ALICE OU LA DERNIERE FUGUE (Claude Chabrol - 1976)

Par Actarus682

Oeuvre méconnue de la riche filmographie du regretté Claude Chabrol, Alice ou la dernière fugue se démarque de l'esprit des autres films du metteur en scène, puisque pour la seule et unique fois de sa carrière, le réalisateur de Que la bête meure et Masques investira le genre fantastique.

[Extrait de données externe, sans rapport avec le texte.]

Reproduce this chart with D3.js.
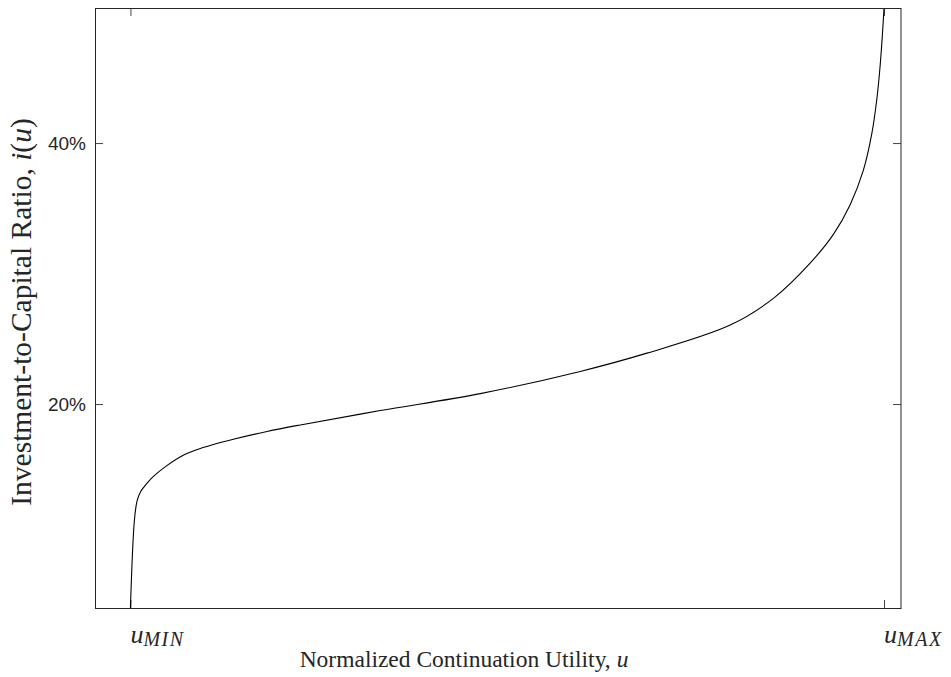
<!DOCTYPE html>
<html>
<meta charset="utf-8">
<head>
<title>Investment-to-Capital Ratio</title>
<style>
body { margin: 0; background: #fff; }
.curve { fill: none; stroke: #000; stroke-width: 1.1px; }
.frame { fill: none; stroke: #262626; stroke-width: 1px; }
.ylab { font-family: "Liberation Sans", Arial, sans-serif; font-size: 19px; fill: #262626; }
.axtitle { font-family: "Liberation Serif", "Times New Roman", serif; fill: #262626; }
.mathlab { font-family: "Liberation Serif", serif; font-style: italic; fill: #262626; }
</style>
</head>
<body>
<script src="https://cdnjs.cloudflare.com/ajax/libs/d3/7.8.5/d3.min.js"></script>
<script>

// normalized continuation utility, 0 = u_MIN, 1 = u_MAX
var uVals = [0, 0.0053, 0.0089, 0.0133, 0.0176, 0.0239, 0.0309, 0.0487, 0.0707, 0.0928, 0.1366, 0.1813,
             0.2255, 0.3316, 0.4642, 0.5968, 0.6853, 0.7958, 0.8532, 0.9019, 0.9328,
             0.9549, 0.9725, 0.9837, 0.9903, 0.9947, 0.9977, 1.0];
// investment-to-capital ratio, percent
var iVals = [4.37, 11.1, 12.6, 13.26, 13.62, 14.06, 14.47, 15.3, 16.1, 16.6, 17.3, 17.9,
             18.4, 19.5, 20.8, 22.5, 23.9, 26.05, 28.1, 30.8, 33.0,
             35.25, 37.9, 40.7, 43.3, 45.85, 48.2, 50.35];

var yTicks = [20, 40];
var xTicks = [0, 1];
var xTickNames = [["u", "MIN"], ["u", "MAX"]];

var margin = {top: 8, right: 50, bottom: 69, left: 95},
    width = 951 - margin.left - margin.right,
    height = 677 - margin.top - margin.bottom;

var svg = d3.select("body").append("svg")
    .attr("width", 951)
    .attr("height", 677)
  .append("g")
    .attr("transform", "translate(" + margin.left + "," + margin.top + ")");

var x = d3.scaleLinear()
    .domain([-0.047, 1.0225])
    .range([0, width]);

var y = d3.scaleLinear()
    .domain([4.37, 50.35])
    .range([height, 0]);

// ticks pointing inward on all four sides
svg.append("g")
    .call(d3.axisLeft(y).tickValues(yTicks).tickSize(-8).tickFormat(""));
svg.append("g")
    .attr("transform", "translate(" + width + ",0)")
    .call(d3.axisRight(y).tickValues(yTicks).tickSize(-8).tickFormat(""));
svg.append("g")
    .attr("transform", "translate(0," + height + ")")
    .call(d3.axisBottom(x).tickValues(xTicks).tickSize(-8).tickFormat(""));
svg.append("g")
    .call(d3.axisTop(x).tickValues(xTicks).tickSize(-8).tickFormat(""));
svg.selectAll(".domain").remove();
svg.selectAll(".tick line").style("stroke", "#444");

// y tick labels
svg.selectAll(".ylab")
  .data(yTicks).enter()
  .append("text")
    .attr("class", "ylab")
    .attr("x", -9)
    .attr("y", d => y(d))
    .attr("dy", "0.35em")
    .style("text-anchor", "end")
    .text(d => d + "%");

// x tick labels, u with subscript
var xl = svg.selectAll(".mathlab")
  .data(xTicks).enter()
  .append("text")
    .attr("class", "mathlab")
    .attr("x", d => x(d))
    .attr("y", height + 35)
    .style("font-size", "26px");
xl.append("tspan").text((d, i) => xTickNames[i][0]);
xl.append("tspan")
    .attr("dy", 3)
    .style("font-size", "20px")
    .style("letter-spacing", "1.5px")
    .text((d, i) => xTickNames[i][1]);

// the curve
var line = d3.line()
    .x((d, i) => x(uVals[i]))
    .y(d => y(d))
    .curve(d3.curveCatmullRom.alpha(0.5));

svg.append("path")
    .datum(iVals)
    .attr("class", "curve")
    .attr("d", line);

// frame
svg.append("rect")
    .attr("class", "frame")
    .attr("x", 0.5)
    .attr("y", 0.5)
    .attr("width", width - 0.5)
    .attr("height", height);

// axis titles
var xt = svg.append("text")
    .attr("class", "axtitle")
    .attr("x", 369)
    .attr("y", height + 59)
    .style("font-size", "23.5px")
    .style("text-anchor", "middle")
    .text("Normalized Continuation Utility, ");
xt.append("tspan").style("font-style", "italic").text("u");

var yt = svg.append("text")
    .attr("class", "axtitle")
    .attr("transform", "translate(-64," + (height / 2 + 4) + ") rotate(-90)")
    .style("font-size", "29.5px")
    .style("text-anchor", "middle")
    .text("Investment-to-Capital Ratio, ");
yt.append("tspan").style("font-style", "italic").text("i");
yt.append("tspan").text("(");
yt.append("tspan").style("font-style", "italic").text("u");
yt.append("tspan").text(")");

</script>
</body>
</html>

Transposition très personnelle du Alice au pays des merveilles de Lewis Carrol, le film de Chabrol nous raconte l'histoire d'Alice, interprétée par la sublime Sylvia Krystel, encore auréolée du succès d'Emmanuelle deux ans plus tôt, décidant un soir pluvieux de quitter son mari et de partir au volant de sa voiture loin de son époux qu'elle ne supporte plus. En chemin, son pare-brise éclatera, et elle se réfugiera dans une immense demeure tenue par le maître des lieux, interprété par Charles Vanel, et son serviteur, incarné par Jean Carmet, qui lui proposeront l'hospitalité. Au petit matin, Alice découvrira une maison désertée par ses occupants, et pénètrera toujours un peu plus dans un monde étrange, incompréhensible, où l'espace et le temps n'ont plus de raison d'être.

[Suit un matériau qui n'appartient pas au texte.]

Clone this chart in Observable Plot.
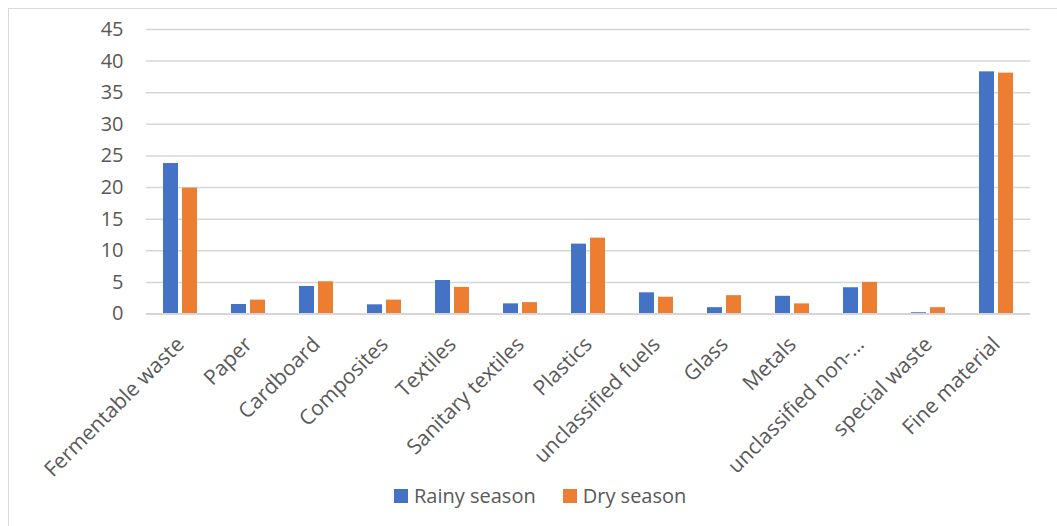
<!DOCTYPE html>
<html><head><meta charset="utf-8">
<script src="https://cdn.jsdelivr.net/npm/d3@7"></script>
<script src="https://cdn.jsdelivr.net/npm/@observablehq/plot@0.6"></script>
<style>
body{margin:0;background:#fff;font-family:"Open Sans",sans-serif;}
#wrap{position:relative;width:1057px;height:526px;overflow:hidden;background:#fff;}
#frame{position:absolute;left:8px;top:8px;width:1200px;height:600px;border-left:1.5px solid #d9d9d9;border-top:1.5px solid #d9d9d9;}
#chart{position:absolute;left:0;top:0;}
#legend{position:absolute;left:394px;top:482px;display:flex;align-items:center;font-size:20px;line-height:27px;color:#595959;font-family:"Open Sans",sans-serif;}
.item{display:flex;align-items:center;margin-right:27px;}
.sw{width:14px;height:14px;display:inline-block;margin-right:6px;}
</style></head>
<body><div id="wrap"><div id="frame"></div><div id="chart"></div><div id="legend"></div></div>
<script>
const categories = ["Fermentable waste","Paper","Cardboard","Composites","Textiles","Sanitary textiles","Plastics","unclassified fuels","Glass","Metals","unclassified non-…","special waste","Fine material"];
const rainySeason = [23.8, 1.5, 4.35, 1.45, 5.3, 1.6, 11.05, 3.35, 1.0, 2.8, 4.15, 0.2, 38.3];
const drySeason   = [19.9, 2.2, 5.1, 2.2, 4.2, 1.8, 12.0, 2.65, 2.9, 1.6, 5.0, 1.0, 38.1];
const yTicks = [0, 5, 10, 15, 20, 25, 30, 35, 40, 45];
const seriesNames = ["Rainy season", "Dry season"];
const seriesColors = ["#4472C4", "#ED7D31"];

const rainyRows = categories.map((c, i) => ({category: c, series: seriesNames[0], value: rainySeason[i]}));
const dryRows = categories.map((c, i) => ({category: c, series: seriesNames[1], value: drySeason[i]}));

const chart = Plot.plot({
  width: 1057, height: 526,
  marginTop: 29, marginLeft: 146, marginRight: 27, marginBottom: 212.5,
  style: {fontFamily: "Open Sans", fontSize: "20px", color: "#595959", background: "transparent", overflow: "visible"},
  x: {domain: categories, padding: 0, label: null},
  y: {domain: [0, 45], label: null},
  color: {domain: seriesNames, range: seriesColors},
  marks: [
    Plot.gridY(yTicks, {stroke: "#d6d6d6", strokeOpacity: 1, strokeWidth: 1.5}),
    Plot.axisY(yTicks, {tickSize: 0, tickPadding: 23, fontSize: 20, fill: "#595959", label: null}),
    Plot.barY(rainyRows, {x: "category", y: "value", fill: "series", insetLeft: 17, insetRight: 36}),
    Plot.barY(dryRows, {x: "category", y: "value", fill: "series", insetLeft: 36, insetRight: 17}),
    Plot.ruleY([0], {stroke: "#d6d6d6", strokeWidth: 2}),
    Plot.axisX({tickSize: 0, tickRotate: -45, tickPadding: 27, fontSize: 21, fill: "#595959", textAnchor: "end", label: null})
  ]
});
document.getElementById("chart").appendChild(chart);

const legend = document.getElementById("legend");
seriesNames.forEach((name, i) => {
  const item = document.createElement("div");
  item.className = "item";
  const sw = document.createElement("span");
  sw.className = "sw";
  sw.style.background = seriesColors[i];
  const t = document.createElement("span");
  t.textContent = name;
  item.appendChild(sw); item.appendChild(t);
  legend.appendChild(item);
});
</script>
</body></html>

Les évènements du film, échappant à toute logique (les murs n'ont pas de fin, les habitants ne répondent pas aux questions, les pendules cessent de fonctionner), épouseront une approche totalement onirique de la part du metteur en scène, Chabrol plongeant son héroïne et le spectateur dans un monde que l'on devine parallèle, à moins qu'il ne s'agisse d'un rêve de la belle Alice, ou de toute autre chose encore... C'est ainsi un délice de se perdre en même temps qu'Alice dans un univers où les repères n'existent plus, et dans lequel la logique n'a plus le droit de cité.

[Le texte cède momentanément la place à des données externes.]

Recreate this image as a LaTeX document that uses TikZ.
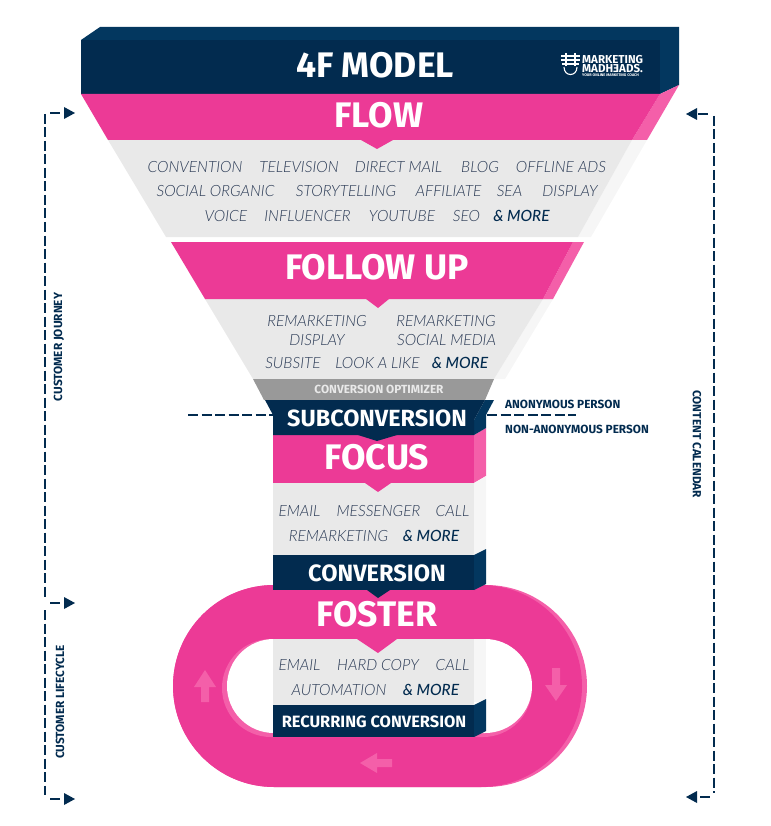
\documentclass[tikz,border=0pt]{standalone}
\usepackage{fontspec}
\setmainfont{Fira Sans}
\newfontfamily\itemfont{Lato Light Italic}
\newfontfamily\moreitemfont{Lato Medium Italic}
\usetikzlibrary{calc}
\definecolor{pinkfront}{HTML}{EC3A96}
\definecolor{pinkside}{HTML}{F45FA9}
\definecolor{navyfront}{HTML}{022B4F}
\definecolor{navyside}{HTML}{03375F}
\definecolor{grayfront}{HTML}{E9E9E9}
\definecolor{grayside}{HTML}{F6F6F6}
\definecolor{itemcolor}{HTML}{2A3A55}
\def\pill[#1](#2:#3:#4:#5){\fill[#1] (#2,#4-#5) -- (#3,#4-#5) arc (-90:90:#5) -- (#2,#4+#5) arc (90:270:#5) -- cycle;}
\def\darrow(#1,#2){\fill[navyfront] (#1,#2-6) -- (#1+11,#2) -- (#1,#2+6) -- cycle;}
\def\sarrow(#1,#2){\fill[navyfront] (#1,#2-6) -- (#1-11,#2) -- (#1,#2+6) -- cycle;}
\tikzset{
	title/.style={font=\bfseries\fontsize{#1}{#1}\selectfont,text=white,inner sep=0pt},
	item/.style={font=\itemfont\fontsize{15.5}{16}\selectfont,text=itemcolor,inner sep=0pt},
	more/.style={font=\moreitemfont\fontsize{15.5}{16}\selectfont,text=navyfront,inner sep=0pt},
	side/.style={font=\bfseries\fontsize{11.8}{12}\selectfont,text=navyfront,inner sep=0pt},
	logotext/.style={font=\bfseries\fontsize{#1}{#1}\selectfont,text=white,inner sep=0pt,anchor=west},
	dashline/.style={navyfront,line width=1.8pt,dash pattern=on 10pt off 3.5pt}
}
\begin{document}
\begin{tikzpicture}[x=1pt,y=-1pt]
	\useasboundingbox (0,0) rectangle (770,826);
	%%%%% RING %%%%%
	\pill[pinkside](274:486:686:101)
	\pill[pinkfront](274:481:686:101)
	\pill[pinkside](271:483:688:49)
	\pill[white](274:485:686:47)

	%%%%% HEADER %%%%%
	\fill[navyside] (81,40) -- (100,27) -- (679,27) -- (679,85) -- (660,94) -- (660,40) -- cycle;
	\fill[navyfront] (81,40) rectangle (660,94);

	%%%%% FLOW %%%%%
	\fill[grayside] (632,140) -- (647,140) -- (591,237) -- (578,237) -- cycle;
	\fill[grayfront] (108,140) -- (632,140) -- (578,237) -- (166,237) -- cycle;
	\fill[pinkside] (660,94) -- (679,85) -- (647,140) -- (632,140) -- cycle;
	\fill[pinkfront] (81,94) -- (660,94) -- (632,140) -- (108,140) -- cycle;
	\fill[pinkfront] (361,140) -- (377,149) -- (393,140) -- cycle;

	%%%%% FOLLOW UP %%%%%
	\fill[grayside] (543,299) -- (553,299) -- (505,379) -- (494,379) -- cycle;
	\fill[grayfront] (205,299) -- (543,299) -- (494,379) -- (253,379) -- cycle;
	\fill[pinkside] (573,242) -- (584,242) -- (553,299) -- (543,299) -- cycle;
	\fill[pinkfront] (171,242) -- (573,242) -- (543,299) -- (205,299) -- cycle;
	\fill[pinkfront] (366,299) -- (378,308) -- (389,299) -- cycle;
	\fill[black!40] (253,379) -- (494,379) -- (485,400) -- (264,400) -- cycle;

	%%%%% SUBCONVERSION AND FOCUS %%%%%
	\fill[pinkside] (474,435) -- (486,428) -- (486,476) -- (474,483) -- cycle;
	\fill[pinkfront] (273,435) rectangle (474,483);
	\fill[navyside] (485,400) -- (494,400) -- (486,415) -- (486,428) -- (474,435) -- (474,420) -- cycle;
	\fill[navyfront] (265,400) -- (485,400) -- (474,420) -- (474,435) -- (273,435) -- (273,415) -- cycle;
	\fill[navyfront] (358,435) -- (377,441) -- (397,435) -- cycle;
	\fill[grayside] (474,483) -- (486,476) -- (486,549) -- (474,555) -- cycle;
	\fill[grayfront] (273,483) rectangle (474,555);
	\fill[pinkfront] (365,483) -- (378,492) -- (391,483) -- cycle;

	%%%%% CONVERSION %%%%%
	\fill[navyside] (474,555) -- (486,549) -- (486,584) -- (474,590) -- cycle;
	\fill[navyfront] (273,555) rectangle (474,590);
	\fill[navyfront] (367,590) -- (378,598) -- (390,590) -- cycle;

	%%%%% FOSTER %%%%%
	\fill[grayside] (474,639) rectangle (486,702);
	\fill[grayfront] (273,639) rectangle (474,705);
	\fill[pinkfront] (357,639) -- (378,653) -- (397,639) -- cycle;
	\fill[navyside] (474,705) -- (486,699) -- (486,731) -- (474,737) -- cycle;
	\fill[navyfront] (273,705) rectangle (474,737);

	\fill[pinkside] (205,670) -- (216,687) -- (209,687) -- (209,702) -- (201,702) -- (201,687) -- (194,687) -- cycle;
	\fill[pinkside] (556,701) -- (567,685) -- (560,685) -- (560,668) -- (552,668) -- (552,685) -- (545,685) -- cycle;
	\fill[pinkside] (360,763) -- (377,753) -- (377,759) -- (392,759) -- (392,767) -- (377,767) -- (377,773) -- cycle;

	%%%%% TITLES %%%%%
	\node[title=35.5] (model) at (375,65) {4F MODEL};
	\node[title=35.5] (flow) at (379,115) {FLOW};
	\node[title=35.5] (followup) at (377,267) {FOLLOW UP};
	\node[title=11.8,text=grayfront] (optimizer) at (379,389) {CONVERSION OPTIMIZER};
	\node[title=23.4] (subconversion) at (377,418) {SUBCONVERSION};
	\node[title=35.5] (focus) at (377,457) {FOCUS};
	\node[title=23.6] (conversion) at (377,573) {CONVERSION};
	\node[title=35.5] (foster) at (377,614) {FOSTER};
	\node[title=16.4] (recurring) at (374,722) {RECURRING CONVERSION};

	%%%%% LISTS %%%%%
	\foreach \cx/\ctext [count=\n] in {195/CONVENTION,299/TELEVISION,398.5/DIRECT MAIL,480/BLOG,561/OFFLINE ADS}
		\node[item] (flowa\n) at (\cx,167) {\ctext};
	\foreach \cx/\ctext [count=\n] in {215.5/SOCIAL ORGANIC,346/STORYTELLING,448.5/AFFILIATE,509.5/SEA,570/DISPLAY}
		\node[item] (flowb\n) at (\cx,191) {\ctext};
	\foreach \cx/\ctext [count=\n] in {226/VOICE,307.5/INFLUENCER,402/YOUTUBE,466.5/SEO}
		\node[item] (flowc\n) at (\cx,216) {\ctext};
	\node[more] (flowmore) at (521.5,216) {\& MORE};

	\foreach \cx/\cy/\ctext [count=\n] in {317/321/REMARKETING,446/321/REMARKETING,317/340/DISPLAY,446.5/340/SOCIAL MEDIA,293/363/SUBSITE,377.5/363/LOOK A LIKE}
		\node[item] (follow\n) at (\cx,\cy) {\ctext};
	\node[more] (followmore) at (460,363) {\& MORE};

	\foreach \cx/\cy/\ctext [count=\n] in {299.5/511/EMAIL,378.5/511/MESSENGER,452.5/511/CALL,338.5/536/REMARKETING}
		\node[item] (focus\n) at (\cx,\cy) {\ctext};
	\node[more] (focusmore) at (431,536) {\& MORE};

	\foreach \cx/\cy/\ctext [count=\n] in {299.5/665/EMAIL,378/665/HARD COPY,452.5/665/CALL,339/690/AUTOMATION}
		\node[item] (foster\n) at (\cx,\cy) {\ctext};
	\node[more] (fostermore) at (431,690) {\& MORE};

	%%%%% LOGO %%%%%
	\draw[white,line width=1.1pt] (561,56) -- (580,56) (561,60) -- (580,60) (562,64) -- (579,64) (566,53) -- (566,66) (575,53) -- (575,66);
	\draw[white,line width=1.1pt] (564,67) .. controls (564,77) and (577,77) .. (577,67);
	\node[logotext=11.5] (logoa) at (582,59.5) {MARKETING};
	\node[logotext=11.5] (logob) at (582,69) {MADH\reflectbox{E}ADS.};
	\node[logotext=3.8] (logoc) at (582,75) {YOUR ONLINE MARKETING COACH};

	%%%%% BRACKETS %%%%%
	\draw[dashline] (45,114) -- (45,598);
	\draw[dashline] (45,610) -- (45,795);
	\draw[dashline] (714,116) -- (714,793);
	\draw[dashline] (188,415) -- (273,415);
	\draw[dashline] (487,415) -- (576,415);
	\draw[navyfront,line width=1.8pt] (50,113) -- (60,113);
	\draw[navyfront,line width=1.8pt] (50,603) -- (60,603);
	\draw[navyfront,line width=1.8pt] (50,799) -- (60,799);
	\draw[navyfront,line width=1.8pt] (698,114) -- (708,114);
	\draw[navyfront,line width=1.8pt] (700,797) -- (710,797);
	\darrow(64,113)
	\darrow(64,603)
	\darrow(64,799)
	\sarrow(697,114)
	\sarrow(697,797)

	\node[side,rotate=90] (journey) at (59,347) {CUSTOMER JOURNEY};
	\node[side,rotate=90] (lifecycle) at (60,702) {CUSTOMER LIFECYCLE};
	\node[side,rotate=-90] (calendar) at (697,444) {CONTENT CALENDAR};
	\node[side,anchor=west] (anonymous) at (505,404) {ANONYMOUS PERSON};
	\node[side,anchor=west] (nonanonymous) at (505,429) {NON-ANONYMOUS PERSON};
\end{tikzpicture}
\end{document}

L'héroïne de Lewis Carroll pénétrait au fond d'un terrier, celle de Chabrol s'aventurera en plein coeur d'une forêt, dans laquelle elle découvrira des situations et des être tous plus étranges les uns que les autres: un domestique lui expliquant qu'ici, le temps n'a aucune importance, un mystérieux jeune homme tout de blanc vêtu (André Dussolier), refusant de répondre aux questions de l'héroïne et lui annonçant que l'on peut pénétrer dans ce monde, mais pas en sortir, un jeune enfant (interprété par Thomas Chabrol, fils du réalisateur) capturant des oiseaux dans une cage puis les relâchant, et plus tard une véritable bacchanale inquiétante au cours de laquelle les convives fêtent la mort d'un proche. Autant de situations totalement surréalistes qui participent de l'entreprise d'envoûtement à laquelle se livre Chabrol, et qui distillent tout au long du métrage une hypnose lente, sourde, délicieuse.

Les motifs du basculement d'Alice dans ce monde mystérieux seront dévoilés en fin de métrage, à travers une révélation que l'on pourra deviner petit à petit au cours du déroulement du film, sans que cela ne nuise en rien à la totale réussite de cette oeuvre singulière, déroutante, envoûtante, qui rappelle l'un des meilleurs films avec Yves Montand, Un soir, un train, lui aussi méconnu, et totalement surréaliste et onirique, que j'espère pouvoir aborder prochainement dans ces lignes.